How to approach normalizing my audio clips?

It seems to me that some of my audio is much louder than other audio, for example music versus some select sound effects. I know I can adjust the volume on individual sound sources, but in some cases a single sound source may be playing different clips in different situations, so I’d prefer to normalize clip volumes on or before import so I don’t have to fiddle with audio source settings depending on clips being played at the time.

Is there a recommended approach for normalizing volume for all audio files used in a project? I don’t trust myself to do it by ear, so I’d want some tool-assisted option if there is one.

It is better to do it by hearing and keeping an eye on the waveform and dB meter. Waveform helps any immediate clipping points. dB meter helps especially if you mix different waves.

I suggest adjusting your levels in a way that loudest one doesn’t hit more than -3dB. Lower that threshold if many sounds overlap in your game. Their total should never hit 0dB or there will be clipping distortion.

Unfortunately a sound clip that is not that much loud can easily hit -3dB if it involves too much bass frequencies. In a similar way you can get a very disturbing -20dB high frequency sound. Also human hearing sensitivity varies across the frequency spectrum. So better to do it while hearing and seeing before the import.

Normalizing only sets the peak point of each wave to the same dB level which has nothing to do with how loud is that sound.

I see from comments and answers that this is more complicated than I understand. However my problem was satisfactorily solved when I loaded all of my clips into Audacity simultaneously, ‘normalize’-d them, then re-exported them to overwrite the original files.

So for anyone facing this problem, I recommend starting there and then referring to other comments in this thread for where to go next if you need to dig deeper.

I just did a round of this, and in short here were my findings:

  • Download and install Audacity
  • Create a “Chain” to Normalize your sounds to -9dB.
  • Use that “Chain” to normalize all your sound effects to -9dB

The reason I chose -9dB instead of -6dB, or -3dB for our game is that we’ll have a lot of sound effects running at the same time as it’s a synchronous multiplayer game, and so when you add up a bunch of sound effects it can still be loud. But really what’s important is the normalization part. You should also normalize your music the same way.

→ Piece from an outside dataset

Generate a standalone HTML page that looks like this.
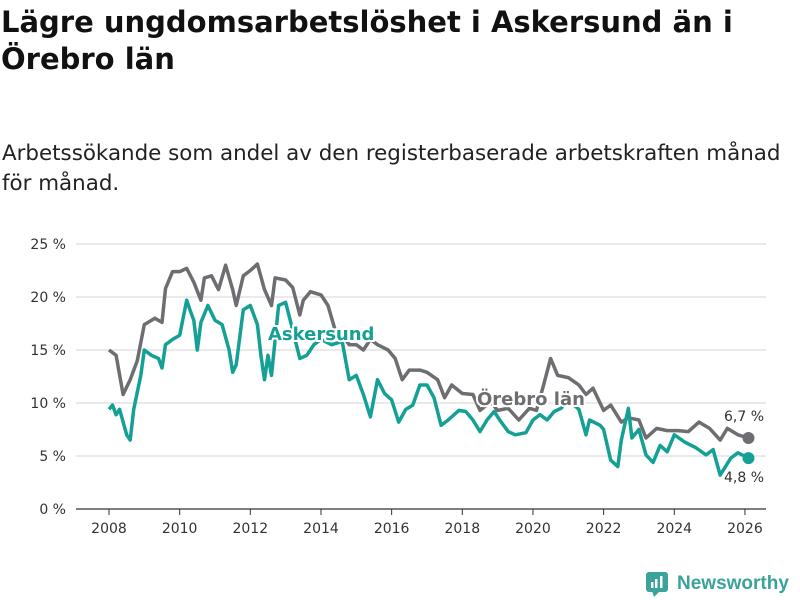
<!DOCTYPE html>
<html><head><meta charset="utf-8"><style>
body{margin:0;width:800px;height:600px;background:#fff;font-family:"DejaVu Sans","Liberation Sans",sans-serif;overflow:hidden;position:relative}
h1{position:absolute;left:1px;top:4px;margin:0;font-size:29px;line-height:37px;font-weight:bold;color:#111;width:800px;white-space:nowrap}
.sub{position:absolute;left:2px;top:139px;font-size:21.4px;line-height:30px;color:#222;width:800px;white-space:nowrap}
svg{position:absolute;left:0;top:0}
</style></head><body>
<h1>Lägre ungdomsarbetslöshet i Askersund än i<br>Örebro län</h1>
<div class="sub">Arbetssökande som andel av den registerbaserade arbetskraften månad<br>för månad.</div>
<svg width="800" height="600">
<g id="grid"></g><g id="lines"></g><g id="labels"></g>
<g>
<rect x="646" y="572" width="22" height="20" rx="3" fill="#3aa39a"/>
<polygon points="652,591 660,591 654,597" fill="#3aa39a"/>
<rect x="651" y="582" width="2.5" height="6" fill="#fff"/><rect x="655" y="579" width="2.5" height="9" fill="#fff"/><rect x="660" y="576" width="2.5" height="12" fill="#fff"/>
<text x="677" y="589" font-size="19" font-family="Liberation Sans, sans-serif" font-weight="bold" fill="#3aa39a">Newsworthy</text>
</g>
</svg>
<script>
const orebroT=[2008.0,2008.2,2008.4,2008.6,2008.8,2009.0,2009.3,2009.5,2009.6,2009.8,2010.0,2010.2,2010.4,2010.6,2010.7,2010.9,2011.1,2011.3,2011.5,2011.6,2011.8,2012.0,2012.2,2012.4,2012.6,2012.7,2013.0,2013.2,2013.4,2013.5,2013.7,2014.0,2014.2,2014.4,2014.6,2014.8,2015.0,2015.2,2015.4,2015.6,2015.9,2016.1,2016.3,2016.5,2016.8,2017.0,2017.3,2017.5,2017.7,2018.0,2018.3,2018.5,2018.8,2019.0,2019.3,2019.6,2019.9,2020.1,2020.3,2020.5,2020.7,2021.0,2021.3,2021.5,2021.7,2022.0,2022.2,2022.5,2022.7,2023.0,2023.2,2023.5,2023.8,2024.1,2024.4,2024.7,2025.0,2025.3,2025.5,2025.8,2026.1];
const orebroV=[15.0,14.5,10.8,12.2,14,17.4,18,17.6,20.8,22.4,22.4,22.7,21.4,19.7,21.8,22,20.7,23,20.7,19.2,22,22.5,23.1,20.7,19.2,21.8,21.6,20.9,18.3,19.7,20.5,20.2,19.2,16.9,16.4,15.5,15.5,15,16,15.5,15,14.2,12.2,13.1,13.1,12.9,12.2,10.5,11.7,10.9,10.8,9.3,10.1,9.3,9.5,8.4,9.5,9.3,11.7,14.2,12.6,12.4,11.7,10.8,11.4,9.3,9.8,8.2,8.6,8.4,6.7,7.6,7.4,7.4,7.3,8.2,7.6,6.5,7.6,7.0,6.7];
const askT=[2008.0,2008.1,2008.2,2008.3,2008.5,2008.6,2008.7,2008.9,2009.0,2009.2,2009.4,2009.5,2009.6,2009.8,2010.0,2010.2,2010.3,2010.4,2010.5,2010.6,2010.8,2011.0,2011.2,2011.4,2011.5,2011.6,2011.8,2012.0,2012.2,2012.3,2012.4,2012.5,2012.6,2012.8,2013.0,2013.2,2013.4,2013.6,2013.8,2014.0,2014.3,2014.6,2014.8,2015.0,2015.2,2015.4,2015.6,2015.8,2016.0,2016.2,2016.4,2016.6,2016.8,2017.0,2017.2,2017.4,2017.6,2017.9,2018.1,2018.3,2018.5,2018.7,2018.9,2019.1,2019.3,2019.5,2019.8,2020.0,2020.2,2020.4,2020.6,2020.8,2021.0,2021.3,2021.5,2021.6,2021.9,2022.0,2022.2,2022.4,2022.5,2022.7,2022.8,2023.0,2023.2,2023.4,2023.6,2023.8,2024.0,2024.3,2024.6,2024.9,2025.1,2025.3,2025.6,2025.8,2026.1];
const askV=[9.4,9.8,8.9,9.4,7.0,6.5,9.4,12.6,15,14.5,14.2,13.3,15.5,16,16.4,19.7,18.7,17.8,15,17.6,19.2,17.8,17.4,15,12.9,13.6,18.8,19.2,17.4,14.5,12.2,14.5,12.6,19.2,19.5,16.9,14.2,14.5,15.5,16,15.5,15.8,12.2,12.6,10.8,8.7,12.2,10.9,10.3,8.2,9.4,9.8,11.7,11.7,10.5,7.9,8.4,9.3,9.2,8.4,7.3,8.4,9.2,8.2,7.3,7.0,7.2,8.4,8.9,8.4,9.2,9.5,10.3,9.4,7.0,8.4,7.9,7.5,4.6,4.0,6.5,9.5,6.7,7.5,5.1,4.4,6.0,5.4,7.0,6.3,5.8,5.1,5.6,3.2,4.8,5.3,4.8];
const yTicks=[0,5,10,15,20,25];
const xTicks=[2008,2010,2012,2014,2016,2018,2020,2022,2024,2026];
const NS="http://www.w3.org/2000/svg";
const X=t=>109+(t-2008)*35.33, Y=v=>509-v*10.6;
function mk(tag,attrs,parent,txt){const e=document.createElementNS(NS,tag);for(const k in attrs)e.setAttribute(k,attrs[k]);if(txt!==undefined)e.textContent=txt;parent.appendChild(e);return e;}
const grid=document.getElementById('grid'),lines=document.getElementById('lines'),labels=document.getElementById('labels');
yTicks.forEach(v=>{
 const l=mk('line',{x1:76,x2:766,y1:Y(v),y2:Y(v),stroke:v===0?'#333':'#ddd','stroke-width':1.2},grid);
 
 
 const t=mk('text',{x:66,y:Y(v)+5,'text-anchor':'end','font-size':14,fill:'#333'},grid,v+' %');
 
 
});
xTicks.forEach(yr=>{
 const l=mk('line',{x1:X(yr),x2:X(yr),y1:509,y2:515,stroke:'#333'},grid);
 
 
 const t=mk('text',{x:X(yr),y:533,'text-anchor':'middle','font-size':14,fill:'#333'},grid,String(yr));
 
 
});
function series(T,V,color,name){
 const d=T.map((t,i)=>(i?'L':'M')+X(t).toFixed(1)+','+Y(V[i]).toFixed(1)).join('');
 const p=mk('path',{d:d,fill:'none',stroke:color,'stroke-width':3.5,'stroke-linejoin':'round'},lines);
 
 
 const n=T.length-1;
 const c=mk('circle',{cx:X(T[n]),cy:Y(V[n]),r:6,fill:color},lines);
 
 
}
series(orebroT,orebroV,'#6e6d72','orebro');
series(askT,askV,'#15a096','askersund');
function lab(x,y,txt,color,name,bold,halo){
 const t=mk('text',{x:x,y:y,'font-size':bold?18:14,'font-weight':bold?'bold':'normal',fill:color,stroke:halo?'#fff':'none','stroke-width':halo?4:0,'paint-order':'stroke'},labels,txt);
 
 
}
lab(268,340,'Askersund','#15a096','askersund-label',true,true);
lab(477,405,'Örebro län','#6e6d72','orebro-label',true,true);
lab(724,421,'6,7 %','#333','orebro-end-value',false,true);
lab(724,482,'4,8 %','#333','askersund-end-value',false,true);
</script>
</body></html>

bererton +1 - Master your audio at -9db is a good start point (3 of such will sum-up at 0 db)
the right way is to mix your sound-set in an audio project and master the MASTER-BUSS
at -1db Peak level if you want your game to compete with commercials, -3db for high but safe Volume. -6db for smooth mastering (still pretty high) or -9db would be the sweet-spot when you **mix your sounds properly ** and take care of the average/long term volume measured by lufs. -9 Lufs Average is the volume of a CD ALBUM MASTER or -14 lufs Average is the MAX level on spotify & youtube. now you have a better idea on whats happening (volume-wise) on the different platforms, and you can take a better decision about the overall volume you want to maintain, and the maximum peak level to keep your game powerful but on the safe side and far from clipping.